A decade ago, overuse injuries were an adults-only problem, Harris said. Now damage and inflammation caused by repetitious motion - such as a swimming stroke - are now common among younger athletes.

Girls going through puberty are especially at risk, as their legs and hips begin to change, Harris said.

And some injuries are unique to teens.

Harris said she treats stress fractures of the spine - an uncommon injury she had previously seen only once a month - at least twice a week this summer. High-impact sports twist and hyperextend the spine.

Damage can usually heal in a month or two. But untreated, like other high-impact injuries, Harris said, such stress fractures can lead to a slipped disc or damaged nerves.

Who's to blame? Parents, coaches and athletes all play a part.

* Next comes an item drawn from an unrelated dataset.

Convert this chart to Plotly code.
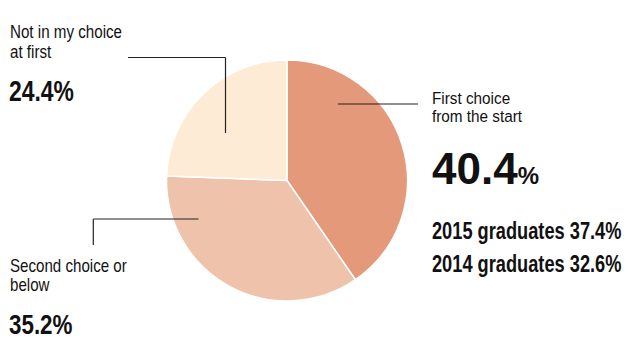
import json
import plotly.graph_objects as go

# Survey shares: when did graduates decide on their employer
labels = ["First choice from the start", "Second choice or below", "Not in my choice at first"]
shares = [40.4, 35.2, 24.4]
colors = ["#E3997A", "#EFC2AB", "#FDEBD6"]
prev_years = ["2015 graduates", "2014 graduates"]
prev_shares = [37.4, 32.6]

W, H = 636, 350
FONT = "Liberation Sans, Arial, sans-serif"
INK = "#111111"

fig = go.Figure(go.Pie(
    labels=labels,
    values=shares,
    marker=dict(colors=colors, line=dict(color="white", width=1.5)),
    sort=False,
    direction="clockwise",
    rotation=0,
    textinfo="none",
    hoverinfo="label+value",
    domain=dict(x=[0.2618, 0.6408], y=[0.14, 0.8286]),
    showlegend=False,
))

# horizontal squeeze applied to each annotation (condensed type look)
squeeze = []


def text(x, y, s, size, bold=False, sx=1.0):
    # x: left edge, y: vertical middle of the caps, both in pixels from top-left
    fig.add_annotation(
        x=x / W, y=1 - y / H, xref="paper", yref="paper",
        text=f"<b>{s}</b>" if bold else s,
        showarrow=False, xanchor="left", yanchor="middle", align="left",
        font=dict(family=FONT, size=size, color=INK), borderpad=0,
    )
    squeeze.append(sx)


def line(points):
    for (x0, y0), (x1, y1) in zip(points[:-1], points[1:]):
        fig.add_shape(type="line", xref="paper", yref="paper",
                      x0=x0 / W, y0=1 - y0 / H, x1=x1 / W, y1=1 - y1 / H,
                      line=dict(color="#222222", width=1.2))


# Leader lines
line([(128, 57.5), (225.5, 57.5), (225.5, 133)])
line([(338, 104), (418, 104)])
line([(93.3, 245), (93.3, 219), (198.5, 219)])

# Not in my choice at first
text(8.5, 32, "Not in my choice", 18.5, sx=0.82)
text(8.5, 51.5, "at first", 18.5, sx=0.82)
text(8, 90.5, f"{shares[2]}%", 29, True, sx=0.79)

# First choice from the start
text(430.5, 98.3, "First choice", 17, sx=0.9)
text(430.5, 116.8, "from the start", 17, sx=0.9)
text(430.5, 168, f"{shares[0]}<span style='font-size:24px'>%</span>", 44, True, sx=1.0)
text(431, 230, f"{prev_years[0]} {prev_shares[0]}%", 24, True, sx=0.76)
text(431, 263.3, f"{prev_years[1]} {prev_shares[1]}%", 24, True, sx=0.76)

# Second choice or below
text(8.5, 265.6, "Second choice or", 18, sx=0.84)
text(8.5, 285.3, "below", 18, sx=0.84)
text(8, 324.5, f"{shares[1]}%", 28, True, sx=0.8)

fig.update_layout(
    width=W, height=H, margin=dict(l=0, r=0, t=0, b=0),
    paper_bgcolor="white", plot_bgcolor="white",
)

post = """
var gd = document.getElementById('{plot_id}');
var sx = %s;
function condense() {
  sx.forEach(function (s, i) {
    var t = gd.querySelector('g.annotation[data-index="' + i + '"] text.annotation-text');
    if (!t) return;
    t.style.transformBox = 'fill-box';
    t.style.transformOrigin = '0 50%%';
    t.style.transform = 'scaleX(' + s + ')';
  });
}
condense();
gd.on('plotly_afterplot', condense);
""" % json.dumps(squeeze)

fig.write_html("out.html", post_script=post)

Hoffinger recalled a mother who broke down crying when she was told her baseball-playing son wouldn't be able to pitch for a year.

"Sports are everything to us - that's the pronoun she used," Hoffinger said.

Some coaches believe young athletes can play in pain like professional athletes do, doctors said. But while it's OK for adults to push through discomfort, like tennis elbow, it's detrimental to growing teens.

"It's hard to tell people to cut back," Harris said. "It's not what they want to hear. They want the problem fixed quickly without affecting participation."

Harris said she has a hard time convincing families to skip summer sports camps before a minor injury turns into something more permanent.

"It seems like common sense, but athletes and parents lose perspective when they're wrapped up in it and put money out for it," Harris said. "It's hard to sit back and say it doesn't matter if my kid can't do a camp for one week."